Source records:
# # # #

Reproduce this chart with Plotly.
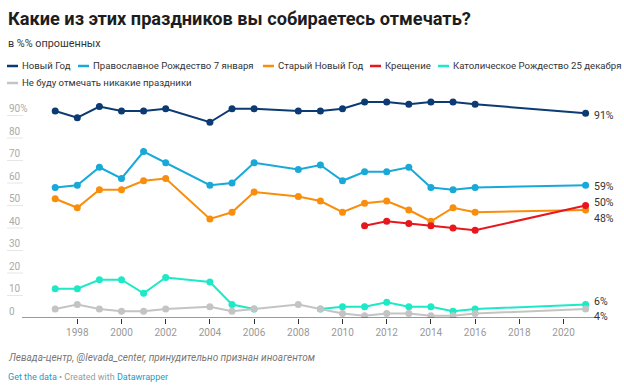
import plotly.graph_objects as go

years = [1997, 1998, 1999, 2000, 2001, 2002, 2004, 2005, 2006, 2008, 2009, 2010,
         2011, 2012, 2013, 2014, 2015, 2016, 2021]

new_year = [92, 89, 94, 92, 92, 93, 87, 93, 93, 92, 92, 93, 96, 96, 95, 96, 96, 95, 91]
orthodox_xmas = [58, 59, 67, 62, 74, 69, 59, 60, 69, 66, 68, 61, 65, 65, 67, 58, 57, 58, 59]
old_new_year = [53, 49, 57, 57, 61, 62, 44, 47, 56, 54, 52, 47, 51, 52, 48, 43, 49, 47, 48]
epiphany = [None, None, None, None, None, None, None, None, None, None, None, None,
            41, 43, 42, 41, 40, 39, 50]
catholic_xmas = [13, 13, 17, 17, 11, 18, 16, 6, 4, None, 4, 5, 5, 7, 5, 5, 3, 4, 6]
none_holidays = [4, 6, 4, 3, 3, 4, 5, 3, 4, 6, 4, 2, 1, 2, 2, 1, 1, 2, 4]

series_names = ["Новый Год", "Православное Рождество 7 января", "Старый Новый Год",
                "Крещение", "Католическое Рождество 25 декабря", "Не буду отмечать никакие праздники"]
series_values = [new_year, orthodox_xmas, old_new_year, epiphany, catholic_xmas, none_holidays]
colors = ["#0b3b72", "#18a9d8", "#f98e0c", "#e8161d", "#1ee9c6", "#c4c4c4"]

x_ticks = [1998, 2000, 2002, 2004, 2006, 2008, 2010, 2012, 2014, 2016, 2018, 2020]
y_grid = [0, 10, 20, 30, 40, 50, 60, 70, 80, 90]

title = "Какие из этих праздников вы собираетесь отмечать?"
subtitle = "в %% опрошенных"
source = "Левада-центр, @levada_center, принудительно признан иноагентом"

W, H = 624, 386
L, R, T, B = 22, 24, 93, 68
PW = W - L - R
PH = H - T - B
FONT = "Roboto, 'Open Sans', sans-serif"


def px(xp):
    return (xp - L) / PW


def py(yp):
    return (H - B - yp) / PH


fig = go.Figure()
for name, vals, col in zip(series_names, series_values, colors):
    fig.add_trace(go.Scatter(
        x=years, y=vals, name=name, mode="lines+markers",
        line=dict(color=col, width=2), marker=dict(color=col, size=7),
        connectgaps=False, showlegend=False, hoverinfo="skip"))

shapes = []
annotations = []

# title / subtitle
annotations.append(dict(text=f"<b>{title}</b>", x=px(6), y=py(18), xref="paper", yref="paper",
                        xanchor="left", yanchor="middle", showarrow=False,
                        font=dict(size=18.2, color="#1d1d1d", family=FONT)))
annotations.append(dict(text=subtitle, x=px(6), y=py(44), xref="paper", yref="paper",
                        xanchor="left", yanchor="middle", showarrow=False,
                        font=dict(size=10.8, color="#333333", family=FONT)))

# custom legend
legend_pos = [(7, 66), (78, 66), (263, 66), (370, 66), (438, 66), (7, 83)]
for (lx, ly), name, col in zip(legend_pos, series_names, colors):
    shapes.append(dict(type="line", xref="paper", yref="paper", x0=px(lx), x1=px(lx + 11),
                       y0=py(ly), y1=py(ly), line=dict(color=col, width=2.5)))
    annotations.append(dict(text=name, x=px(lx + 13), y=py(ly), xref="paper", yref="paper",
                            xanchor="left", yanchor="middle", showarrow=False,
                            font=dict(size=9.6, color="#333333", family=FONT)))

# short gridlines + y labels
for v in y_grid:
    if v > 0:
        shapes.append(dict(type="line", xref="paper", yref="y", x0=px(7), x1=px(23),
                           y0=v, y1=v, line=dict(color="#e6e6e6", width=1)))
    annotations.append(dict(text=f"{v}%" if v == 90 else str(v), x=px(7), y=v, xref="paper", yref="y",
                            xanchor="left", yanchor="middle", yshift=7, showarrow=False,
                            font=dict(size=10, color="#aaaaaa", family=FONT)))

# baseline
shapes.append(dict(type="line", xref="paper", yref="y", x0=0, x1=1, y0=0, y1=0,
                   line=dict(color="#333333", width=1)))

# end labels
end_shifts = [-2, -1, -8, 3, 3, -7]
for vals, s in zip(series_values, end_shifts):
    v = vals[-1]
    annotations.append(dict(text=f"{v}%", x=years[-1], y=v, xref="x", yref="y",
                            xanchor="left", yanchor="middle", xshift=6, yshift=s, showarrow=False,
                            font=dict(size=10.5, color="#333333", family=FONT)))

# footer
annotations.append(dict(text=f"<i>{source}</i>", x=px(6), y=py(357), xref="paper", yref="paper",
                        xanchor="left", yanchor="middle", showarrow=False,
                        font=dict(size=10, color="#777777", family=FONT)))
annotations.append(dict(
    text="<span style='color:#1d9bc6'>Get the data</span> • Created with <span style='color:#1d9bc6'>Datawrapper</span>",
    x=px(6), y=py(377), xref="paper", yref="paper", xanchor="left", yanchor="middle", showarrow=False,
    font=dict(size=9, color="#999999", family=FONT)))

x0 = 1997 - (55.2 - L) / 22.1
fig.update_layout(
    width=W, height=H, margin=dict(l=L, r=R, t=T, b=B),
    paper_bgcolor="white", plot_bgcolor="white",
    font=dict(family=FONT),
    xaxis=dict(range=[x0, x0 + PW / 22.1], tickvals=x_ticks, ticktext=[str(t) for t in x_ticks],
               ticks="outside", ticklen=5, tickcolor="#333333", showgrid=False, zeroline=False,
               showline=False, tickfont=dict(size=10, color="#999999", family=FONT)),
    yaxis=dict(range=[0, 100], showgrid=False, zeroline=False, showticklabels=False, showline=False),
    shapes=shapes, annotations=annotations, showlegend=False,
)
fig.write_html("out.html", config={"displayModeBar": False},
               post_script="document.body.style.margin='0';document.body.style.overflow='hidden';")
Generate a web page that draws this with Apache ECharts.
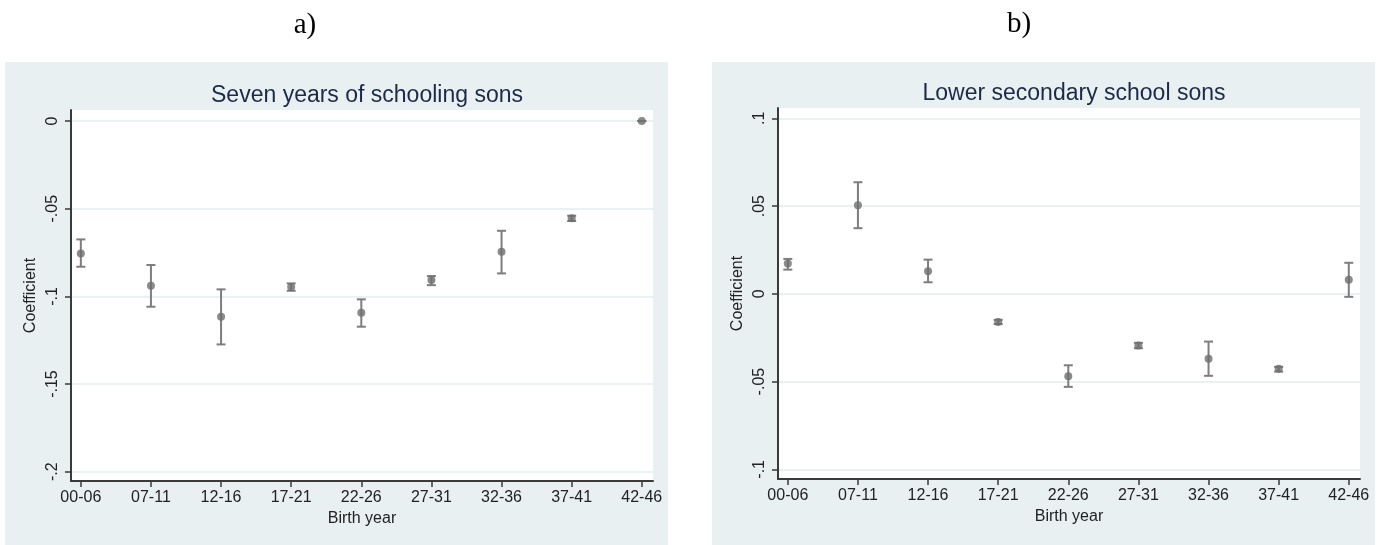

# # # #

INSTRUCTION
All preceding records should be duplicated verbatim, images excepted.

RESPONSE BELOW
Reproduce this chart with Plotly.
import plotly.graph_objects as go

years = [1997, 1998, 1999, 2000, 2001, 2002, 2004, 2005, 2006, 2008, 2009, 2010,
         2011, 2012, 2013, 2014, 2015, 2016, 2021]

new_year = [92, 89, 94, 92, 92, 93, 87, 93, 93, 92, 92, 93, 96, 96, 95, 96, 96, 95, 91]
orthodox_xmas = [58, 59, 67, 62, 74, 69, 59, 60, 69, 66, 68, 61, 65, 65, 67, 58, 57, 58, 59]
old_new_year = [53, 49, 57, 57, 61, 62, 44, 47, 56, 54, 52, 47, 51, 52, 48, 43, 49, 47, 48]
epiphany = [None, None, None, None, None, None, None, None, None, None, None, None,
            41, 43, 42, 41, 40, 39, 50]
catholic_xmas = [13, 13, 17, 17, 11, 18, 16, 6, 4, None, 4, 5, 5, 7, 5, 5, 3, 4, 6]
none_holidays = [4, 6, 4, 3, 3, 4, 5, 3, 4, 6, 4, 2, 1, 2, 2, 1, 1, 2, 4]

series_names = ["Новый Год", "Православное Рождество 7 января", "Старый Новый Год",
                "Крещение", "Католическое Рождество 25 декабря", "Не буду отмечать никакие праздники"]
series_values = [new_year, orthodox_xmas, old_new_year, epiphany, catholic_xmas, none_holidays]
colors = ["#0b3b72", "#18a9d8", "#f98e0c", "#e8161d", "#1ee9c6", "#c4c4c4"]

x_ticks = [1998, 2000, 2002, 2004, 2006, 2008, 2010, 2012, 2014, 2016, 2018, 2020]
y_grid = [0, 10, 20, 30, 40, 50, 60, 70, 80, 90]

title = "Какие из этих праздников вы собираетесь отмечать?"
subtitle = "в %% опрошенных"
source = "Левада-центр, @levada_center, принудительно признан иноагентом"

W, H = 624, 386
L, R, T, B = 22, 24, 93, 68
PW = W - L - R
PH = H - T - B
FONT = "Roboto, 'Open Sans', sans-serif"


def px(xp):
    return (xp - L) / PW


def py(yp):
    return (H - B - yp) / PH


fig = go.Figure()
for name, vals, col in zip(series_names, series_values, colors):
    fig.add_trace(go.Scatter(
        x=years, y=vals, name=name, mode="lines+markers",
        line=dict(color=col, width=2), marker=dict(color=col, size=7),
        connectgaps=False, showlegend=False, hoverinfo="skip"))

shapes = []
annotations = []

# title / subtitle
annotations.append(dict(text=f"<b>{title}</b>", x=px(6), y=py(18), xref="paper", yref="paper",
                        xanchor="left", yanchor="middle", showarrow=False,
                        font=dict(size=18.2, color="#1d1d1d", family=FONT)))
annotations.append(dict(text=subtitle, x=px(6), y=py(44), xref="paper", yref="paper",
                        xanchor="left", yanchor="middle", showarrow=False,
                        font=dict(size=10.8, color="#333333", family=FONT)))

# custom legend
legend_pos = [(7, 66), (78, 66), (263, 66), (370, 66), (438, 66), (7, 83)]
for (lx, ly), name, col in zip(legend_pos, series_names, colors):
    shapes.append(dict(type="line", xref="paper", yref="paper", x0=px(lx), x1=px(lx + 11),
                       y0=py(ly), y1=py(ly), line=dict(color=col, width=2.5)))
    annotations.append(dict(text=name, x=px(lx + 13), y=py(ly), xref="paper", yref="paper",
                            xanchor="left", yanchor="middle", showarrow=False,
                            font=dict(size=9.6, color="#333333", family=FONT)))

# short gridlines + y labels
for v in y_grid:
    if v > 0:
        shapes.append(dict(type="line", xref="paper", yref="y", x0=px(7), x1=px(23),
                           y0=v, y1=v, line=dict(color="#e6e6e6", width=1)))
    annotations.append(dict(text=f"{v}%" if v == 90 else str(v), x=px(7), y=v, xref="paper", yref="y",
                            xanchor="left", yanchor="middle", yshift=7, showarrow=False,
                            font=dict(size=10, color="#aaaaaa", family=FONT)))

# baseline
shapes.append(dict(type="line", xref="paper", yref="y", x0=0, x1=1, y0=0, y1=0,
                   line=dict(color="#333333", width=1)))

# end labels
end_shifts = [-2, -1, -8, 3, 3, -7]
for vals, s in zip(series_values, end_shifts):
    v = vals[-1]
    annotations.append(dict(text=f"{v}%", x=years[-1], y=v, xref="x", yref="y",
                            xanchor="left", yanchor="middle", xshift=6, yshift=s, showarrow=False,
                            font=dict(size=10.5, color="#333333", family=FONT)))

# footer
annotations.append(dict(text=f"<i>{source}</i>", x=px(6), y=py(357), xref="paper", yref="paper",
                        xanchor="left", yanchor="middle", showarrow=False,
                        font=dict(size=10, color="#777777", family=FONT)))
annotations.append(dict(
    text="<span style='color:#1d9bc6'>Get the data</span> • Created with <span style='color:#1d9bc6'>Datawrapper</span>",
    x=px(6), y=py(377), xref="paper", yref="paper", xanchor="left", yanchor="middle", showarrow=False,
    font=dict(size=9, color="#999999", family=FONT)))

x0 = 1997 - (55.2 - L) / 22.1
fig.update_layout(
    width=W, height=H, margin=dict(l=L, r=R, t=T, b=B),
    paper_bgcolor="white", plot_bgcolor="white",
    font=dict(family=FONT),
    xaxis=dict(range=[x0, x0 + PW / 22.1], tickvals=x_ticks, ticktext=[str(t) for t in x_ticks],
               ticks="outside", ticklen=5, tickcolor="#333333", showgrid=False, zeroline=False,
               showline=False, tickfont=dict(size=10, color="#999999", family=FONT)),
    yaxis=dict(range=[0, 100], showgrid=False, zeroline=False, showticklabels=False, showline=False),
    shapes=shapes, annotations=annotations, showlegend=False,
)
fig.write_html("out.html", config={"displayModeBar": False},
               post_script="document.body.style.margin='0';document.body.style.overflow='hidden';")
Generate a web page that draws this with Apache ECharts.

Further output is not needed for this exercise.